**Exercise goal**
Give back the full listing verbatim, apart from its images.
━━━ Data excerpt
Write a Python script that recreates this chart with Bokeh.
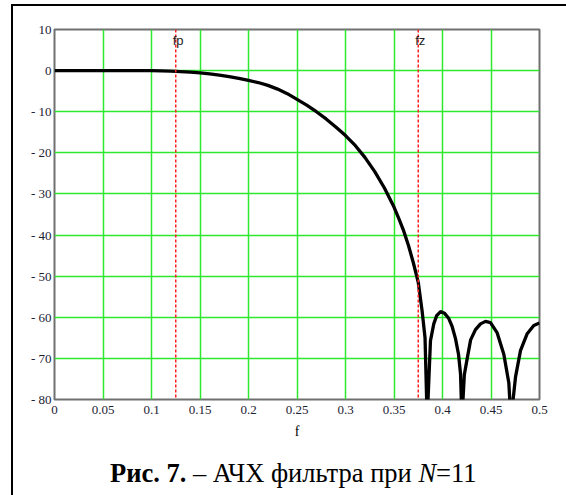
from bokeh.plotting import figure
from bokeh.models import Range1d, FixedTicker, Span, Label, Div
from bokeh.layouts import column
from bokeh.embed import file_html
from bokeh.resources import INLINE

# ---- data ----
freq = [0.0, 0.05, 0.08, 0.10, 0.11, 0.12, 0.13, 0.14, 0.15, 0.16, 0.17, 0.18, 0.19,
        0.20, 0.21, 0.22, 0.23, 0.24, 0.25, 0.26, 0.27, 0.28, 0.29, 0.30, 0.31,
        0.32, 0.33, 0.34, 0.35, 0.355, 0.36, 0.365, 0.37, 0.375, 0.379, 0.382,
        0.3842, 0.3876, 0.391, 0.394, 0.398, 0.402, 0.4065, 0.41, 0.4134, 0.4165,
        0.4186, 0.4200, 0.4225, 0.4255, 0.429, 0.434, 0.4392, 0.4443, 0.4495,
        0.4564, 0.4632, 0.4684, 0.4705, 0.4753, 0.4804, 0.4873, 0.4941, 0.5]
gain_db = [0.0, 0.0, 0.0, -0.02, -0.07, -0.14, -0.24, -0.37, -0.55, -0.8, -1.1, -1.45, -1.9,
           -2.4, -2.9, -3.6, -4.5, -5.6, -7.0, -8.4, -10.0, -11.75, -13.7, -15.8, -18.2,
           -21.1, -24.5, -28.5, -33.2, -36.0, -39.0, -42.6, -46.8, -51.5, -58.5, -65.0,
           -85.0, -65.7, -61.6, -59.6, -58.6, -59.0, -60.3, -62.3, -65.2, -69.0,
           -73.8, -85.0, -74.0, -70.0, -65.5, -63.0, -61.6, -61.0, -61.3,
           -63.8, -69.0, -76.0, -85.0, -74.5, -68.1, -64.0, -62.0, -61.4]

fp = 0.125
fz = 0.375

x_ticks = [0.0, 0.05, 0.1, 0.15, 0.2, 0.25, 0.3, 0.35, 0.4, 0.45, 0.5]
x_tick_labels = ["0", "0.05", "0.1", "0.15", "0.2", "0.25", "0.3", "0.35", "0.4", "0.45", "0.5"]
y_ticks = [10, 0, -10, -20, -30, -40, -50, -60, -70, -80]
y_tick_labels = ["10", "0", "- 10", "- 20", "- 30", "- 40", "- 50", "- 60", "- 70", "- 80"]

x_label = "f"
caption_html = '<b>Рис. 7.</b> – АЧХ фильтра при <i>N</i>=11'

# ---- layout (pixels) ----
W, H = 550, 443
ML, MT, FW, FH = 41, 23, 485, 370

p = figure(width=W, height=H, output_backend="svg", toolbar_location=None,
           x_range=Range1d(0, 0.5), y_range=Range1d(-80, 10),
           min_border_left=ML, min_border_right=W - ML - FW,
           min_border_top=MT, min_border_bottom=H - MT - FH)
p.background_fill_color = "white"
p.border_fill_color = "white"
p.outline_line_color = "#707070"
p.outline_line_width = 2

serif = "Liberation Serif"
tick_color = "#1c2233"

p.xaxis.ticker = FixedTicker(ticks=x_ticks)
p.yaxis.ticker = FixedTicker(ticks=y_ticks)
p.xaxis.major_label_overrides = {t: l for t, l in zip(x_ticks, x_tick_labels)}
p.yaxis.major_label_overrides = {t: l for t, l in zip(y_ticks, y_tick_labels)}
for ax in (p.xaxis[0], p.yaxis[0]):
    ax.axis_line_color = None
    ax.major_tick_line_color = None
    ax.minor_tick_line_color = None
    ax.major_tick_out = 0
    ax.major_tick_in = 0
    ax.minor_tick_out = 0
    ax.minor_tick_in = 0
    ax.major_label_text_font = serif
    ax.major_label_text_font_size = "13px"
    ax.major_label_text_color = tick_color
p.xaxis.major_label_standoff = 6
p.yaxis.major_label_standoff = 3
p.xaxis.axis_label = x_label
p.xaxis.axis_label_text_font = serif
p.xaxis.axis_label_text_font_size = "14px"
p.xaxis.axis_label_text_font_style = "normal"
p.xaxis.axis_label_text_color = "black"
p.xaxis.axis_label_standoff = 7

for g in (p.xgrid[0], p.ygrid[0]):
    g.grid_line_color = "#2ee82e"
    g.grid_line_width = 1.5
p.xgrid.ticker = FixedTicker(ticks=x_ticks)
p.ygrid.ticker = FixedTicker(ticks=y_ticks)

for loc, name in ((fp, "fp"), (fz, "fz")):
    p.add_layout(Span(location=loc, dimension="height", line_color="#ff2020",
                      line_width=1.5, line_dash="3 2"))
    p.add_layout(Label(x=loc, y=10, x_offset=-3, y_offset=-3, text=name,
                       text_font="Liberation Sans", text_font_size="13px",
                       text_color="#222222", text_baseline="top", text_align="left"))

p.line(freq, gain_db, line_color="black", line_width=3.3)

caption = Div(text=caption_html, width=W, height=40,
              styles={"font-family": "Liberation Serif", "font-size": "26.5px",
                      "line-height": "30px", "color": "black",
                      "text-align": "left", "padding-left": "92px",
                      "padding-top": "4px", "white-space": "nowrap"})

layout = column(p, caption,
                styles={"border-left": "2px solid black", "border-top": "2px solid black",
                        "margin-left": "11px", "margin-top": "4px"})

open("out.html", "w").write(file_html(layout, INLINE))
━━━━━━
**Output for this task**
Write a Python script that recreates this chart with Bokeh.
from bokeh.plotting import figure
from bokeh.models import Range1d, FixedTicker, Span, Label, Div
from bokeh.layouts import column
from bokeh.embed import file_html
from bokeh.resources import INLINE

# ---- data ----
freq = [0.0, 0.05, 0.08, 0.10, 0.11, 0.12, 0.13, 0.14, 0.15, 0.16, 0.17, 0.18, 0.19,
        0.20, 0.21, 0.22, 0.23, 0.24, 0.25, 0.26, 0.27, 0.28, 0.29, 0.30, 0.31,
        0.32, 0.33, 0.34, 0.35, 0.355, 0.36, 0.365, 0.37, 0.375, 0.379, 0.382,
        0.3842, 0.3876, 0.391, 0.394, 0.398, 0.402, 0.4065, 0.41, 0.4134, 0.4165,
        0.4186, 0.4200, 0.4225, 0.4255, 0.429, 0.434, 0.4392, 0.4443, 0.4495,
        0.4564, 0.4632, 0.4684, 0.4705, 0.4753, 0.4804, 0.4873, 0.4941, 0.5]
gain_db = [0.0, 0.0, 0.0, -0.02, -0.07, -0.14, -0.24, -0.37, -0.55, -0.8, -1.1, -1.45, -1.9,
           -2.4, -2.9, -3.6, -4.5, -5.6, -7.0, -8.4, -10.0, -11.75, -13.7, -15.8, -18.2,
           -21.1, -24.5, -28.5, -33.2, -36.0, -39.0, -42.6, -46.8, -51.5, -58.5, -65.0,
           -85.0, -65.7, -61.6, -59.6, -58.6, -59.0, -60.3, -62.3, -65.2, -69.0,
           -73.8, -85.0, -74.0, -70.0, -65.5, -63.0, -61.6, -61.0, -61.3,
           -63.8, -69.0, -76.0, -85.0, -74.5, -68.1, -64.0, -62.0, -61.4]

fp = 0.125
fz = 0.375

x_ticks = [0.0, 0.05, 0.1, 0.15, 0.2, 0.25, 0.3, 0.35, 0.4, 0.45, 0.5]
x_tick_labels = ["0", "0.05", "0.1", "0.15", "0.2", "0.25", "0.3", "0.35", "0.4", "0.45", "0.5"]
y_ticks = [10, 0, -10, -20, -30, -40, -50, -60, -70, -80]
y_tick_labels = ["10", "0", "- 10", "- 20", "- 30", "- 40", "- 50", "- 60", "- 70", "- 80"]

x_label = "f"
caption_html = '<b>Рис. 7.</b> – АЧХ фильтра при <i>N</i>=11'

# ---- layout (pixels) ----
W, H = 550, 443
ML, MT, FW, FH = 41, 23, 485, 370

p = figure(width=W, height=H, output_backend="svg", toolbar_location=None,
           x_range=Range1d(0, 0.5), y_range=Range1d(-80, 10),
           min_border_left=ML, min_border_right=W - ML - FW,
           min_border_top=MT, min_border_bottom=H - MT - FH)
p.background_fill_color = "white"
p.border_fill_color = "white"
p.outline_line_color = "#707070"
p.outline_line_width = 2

serif = "Liberation Serif"
tick_color = "#1c2233"

p.xaxis.ticker = FixedTicker(ticks=x_ticks)
p.yaxis.ticker = FixedTicker(ticks=y_ticks)
p.xaxis.major_label_overrides = {t: l for t, l in zip(x_ticks, x_tick_labels)}
p.yaxis.major_label_overrides = {t: l for t, l in zip(y_ticks, y_tick_labels)}
for ax in (p.xaxis[0], p.yaxis[0]):
    ax.axis_line_color = None
    ax.major_tick_line_color = None
    ax.minor_tick_line_color = None
    ax.major_tick_out = 0
    ax.major_tick_in = 0
    ax.minor_tick_out = 0
    ax.minor_tick_in = 0
    ax.major_label_text_font = serif
    ax.major_label_text_font_size = "13px"
    ax.major_label_text_color = tick_color
p.xaxis.major_label_standoff = 6
p.yaxis.major_label_standoff = 3
p.xaxis.axis_label = x_label
p.xaxis.axis_label_text_font = serif
p.xaxis.axis_label_text_font_size = "14px"
p.xaxis.axis_label_text_font_style = "normal"
p.xaxis.axis_label_text_color = "black"
p.xaxis.axis_label_standoff = 7

for g in (p.xgrid[0], p.ygrid[0]):
    g.grid_line_color = "#2ee82e"
    g.grid_line_width = 1.5
p.xgrid.ticker = FixedTicker(ticks=x_ticks)
p.ygrid.ticker = FixedTicker(ticks=y_ticks)

for loc, name in ((fp, "fp"), (fz, "fz")):
    p.add_layout(Span(location=loc, dimension="height", line_color="#ff2020",
                      line_width=1.5, line_dash="3 2"))
    p.add_layout(Label(x=loc, y=10, x_offset=-3, y_offset=-3, text=name,
                       text_font="Liberation Sans", text_font_size="13px",
                       text_color="#222222", text_baseline="top", text_align="left"))

p.line(freq, gain_db, line_color="black", line_width=3.3)

caption = Div(text=caption_html, width=W, height=40,
              styles={"font-family": "Liberation Serif", "font-size": "26.5px",
                      "line-height": "30px", "color": "black",
                      "text-align": "left", "padding-left": "92px",
                      "padding-top": "4px", "white-space": "nowrap"})

layout = column(p, caption,
                styles={"border-left": "2px solid black", "border-top": "2px solid black",
                        "margin-left": "11px", "margin-top": "4px"})

open("out.html", "w").write(file_html(layout, INLINE))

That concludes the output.